Some Subgroup of Dihedral Group is Normal

If $D_n=\langle r,s\mid r^n=s^2=1,srs=r^{-1}\rangle$, then $D_n$ has order $2n$ and the group generated by $r$ has order $n$.

Therefore the index of $\langle r\rangle$ in $D_n$ is equal to two, and it is a general fact that if $H\leq G$ is a subgroup with $[G:H]=2$ then $H$ is a normal subgroup of $G$.

The index $2$ suggestion works, but you can also show this directly. One can check that the generators $R$ and $F$ of the dihedral group conform to the rule $RF = FR^{-1}$. From this, we see that any element in $D_n$ can be written as $R^jF^k$ where $0 \leq j \leq n-1$ and $0 \leq k \leq 1$.

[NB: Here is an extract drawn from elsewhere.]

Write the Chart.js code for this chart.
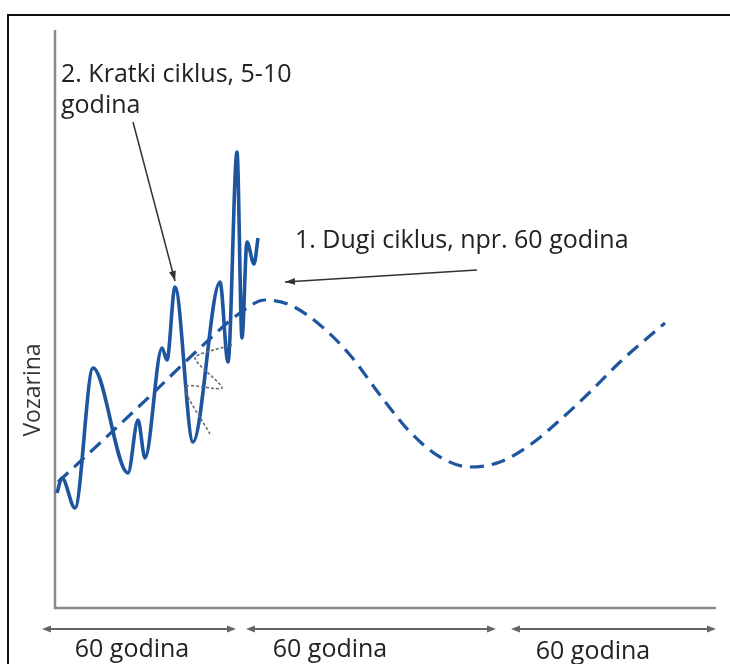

A subgroup $N \leq G$ is normal whenever, given any $n \in N$ and $g \in G$, we have $gng^{-1} \in N$. In this case, any element of the rotation subgroup looks like $R^m$ for $1 \leq m \leq n-1$. Considering any arbitrary element $R^jF^k$ of $D_n$, we just need to show that $(R^jF^k)R^m(R^jF^k)^{-1} \in \langle R \rangle$. Clearly this is true if $k=0$, so assume $k=1$. Now look to the helpful rule in the first paragraph to conclude that this is indeed an element of $\langle R \rangle$.

How many rotations are there, and how does this compare to the total number of elements? You may have shown as an exercise previously that a subgroup of index $2$ is normal. That is relevant here. If not, you should prove it, because using this fact is the easiest way I see to solve your problem.